> _DIRECTION_: Set the listing down again in full, word for word, with the pictures left out.

> _GIVEN DATA_:
--*--

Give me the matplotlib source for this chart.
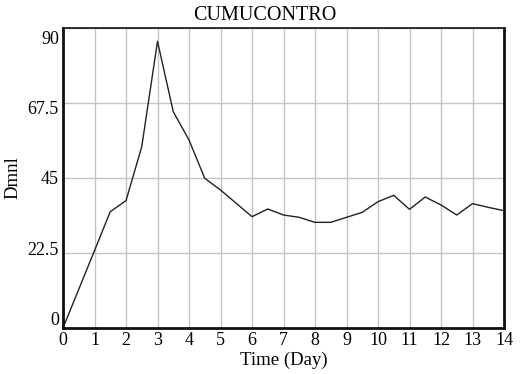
import matplotlib.pyplot as plt
from matplotlib.transforms import ScaledTranslation

plt.rcParams["font.family"] = ["Liberation Serif", "DejaVu Serif"]

TITLE = "CUMUCONTRO"
XLABEL = "Time (Day)"
YLABEL = "Dmnl"

# simulation output, sampled every half day
time_days = [0, 0.5, 1, 1.5, 2, 2.5, 3, 3.5, 4, 4.5, 5, 5.5, 6, 6.5, 7,
             7.5, 8, 8.5, 9, 9.5, 10, 10.5, 11, 11.5, 12, 12.5, 13, 13.5, 14]
cumucontro = [0, 11.6, 23.2, 34.9, 38.2, 54.4, 86.0, 64.9, 56.4, 44.9, 41.4,
              37.4, 33.4, 35.7, 33.9, 33.2, 31.7, 31.7, 33.2, 34.7, 37.9,
              39.8, 35.6, 39.3, 36.9, 33.9, 37.3, 36.2, 35.2]

x_ticks = list(range(0, 15))
y_ticks = [0, 22.5, 45, 67.5, 90]
y_tick_labels = ["0", "22.5", "45", "67.5", "90"]


def main():
    fig = plt.figure(figsize=(5.22, 3.74), dpi=100)
    ax = fig.add_axes([63 / 522, 46 / 374, 441 / 522, 300 / 374])

    ax.plot(time_days, cumucontro, color="#222222", linewidth=1.0)

    ax.set_xlim(0, 14)
    ax.set_ylim(0, 90)
    ax.set_xticks(x_ticks)
    ax.set_yticks(y_ticks)
    ax.set_yticklabels(y_tick_labels)
    ax.grid(True, color="#c4c4c4", linewidth=1.0)
    ax.set_axisbelow(True)
    ax.tick_params(length=0, labelsize=13, pad=3)
    ax.tick_params(axis="x", pad=3)

    # spread the y labels inwards a little, the way the simulator draws them
    shifts = [7, 3.5, 0, -3.5, -7]
    for lbl, dy in zip(ax.get_yticklabels(), shifts):
        lbl.set_transform(lbl.get_transform() + ScaledTranslation(0, dy / 72, fig.dpi_scale_trans))

    for side in ("left", "bottom", "right"):
        ax.spines[side].set_linewidth(2.0)
    ax.spines["top"].set_linewidth(1.2)
    for spine in ax.spines.values():
        spine.set_color("#111111")

    fig.text(265 / 522, 1 - 15 / 374, TITLE, ha="center", va="center", fontsize=14.5)
    ax.set_xlabel(XLABEL, fontsize=13.5, labelpad=2)
    ax.set_ylabel(YLABEL, fontsize=13.5, labelpad=4)

    fig.savefig("out.png", dpi=100)


if __name__ == "__main__":
    main()
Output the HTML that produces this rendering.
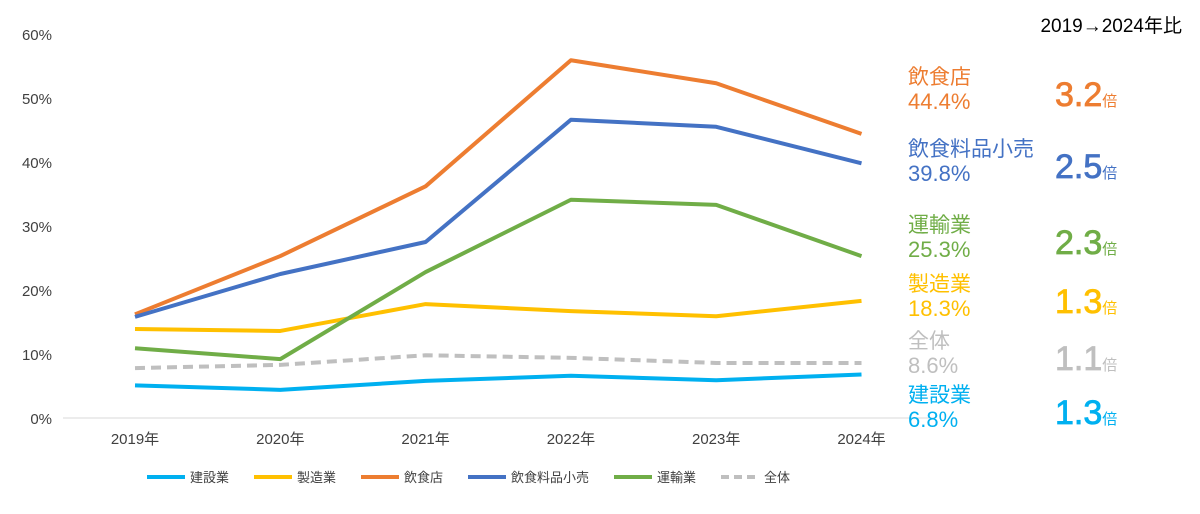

--*--

> _ANSWER TO THE PROBLEM_:
Give me the matplotlib source for this chart.
import matplotlib.pyplot as plt
from matplotlib.transforms import ScaledTranslation

plt.rcParams["font.family"] = ["Liberation Serif", "DejaVu Serif"]

TITLE = "CUMUCONTRO"
XLABEL = "Time (Day)"
YLABEL = "Dmnl"

# simulation output, sampled every half day
time_days = [0, 0.5, 1, 1.5, 2, 2.5, 3, 3.5, 4, 4.5, 5, 5.5, 6, 6.5, 7,
             7.5, 8, 8.5, 9, 9.5, 10, 10.5, 11, 11.5, 12, 12.5, 13, 13.5, 14]
cumucontro = [0, 11.6, 23.2, 34.9, 38.2, 54.4, 86.0, 64.9, 56.4, 44.9, 41.4,
              37.4, 33.4, 35.7, 33.9, 33.2, 31.7, 31.7, 33.2, 34.7, 37.9,
              39.8, 35.6, 39.3, 36.9, 33.9, 37.3, 36.2, 35.2]

x_ticks = list(range(0, 15))
y_ticks = [0, 22.5, 45, 67.5, 90]
y_tick_labels = ["0", "22.5", "45", "67.5", "90"]


def main():
    fig = plt.figure(figsize=(5.22, 3.74), dpi=100)
    ax = fig.add_axes([63 / 522, 46 / 374, 441 / 522, 300 / 374])

    ax.plot(time_days, cumucontro, color="#222222", linewidth=1.0)

    ax.set_xlim(0, 14)
    ax.set_ylim(0, 90)
    ax.set_xticks(x_ticks)
    ax.set_yticks(y_ticks)
    ax.set_yticklabels(y_tick_labels)
    ax.grid(True, color="#c4c4c4", linewidth=1.0)
    ax.set_axisbelow(True)
    ax.tick_params(length=0, labelsize=13, pad=3)
    ax.tick_params(axis="x", pad=3)

    # spread the y labels inwards a little, the way the simulator draws them
    shifts = [7, 3.5, 0, -3.5, -7]
    for lbl, dy in zip(ax.get_yticklabels(), shifts):
        lbl.set_transform(lbl.get_transform() + ScaledTranslation(0, dy / 72, fig.dpi_scale_trans))

    for side in ("left", "bottom", "right"):
        ax.spines[side].set_linewidth(2.0)
    ax.spines["top"].set_linewidth(1.2)
    for spine in ax.spines.values():
        spine.set_color("#111111")

    fig.text(265 / 522, 1 - 15 / 374, TITLE, ha="center", va="center", fontsize=14.5)
    ax.set_xlabel(XLABEL, fontsize=13.5, labelpad=2)
    ax.set_ylabel(YLABEL, fontsize=13.5, labelpad=4)

    fig.savefig("out.png", dpi=100)


if __name__ == "__main__":
    main()
Output the HTML that produces this rendering.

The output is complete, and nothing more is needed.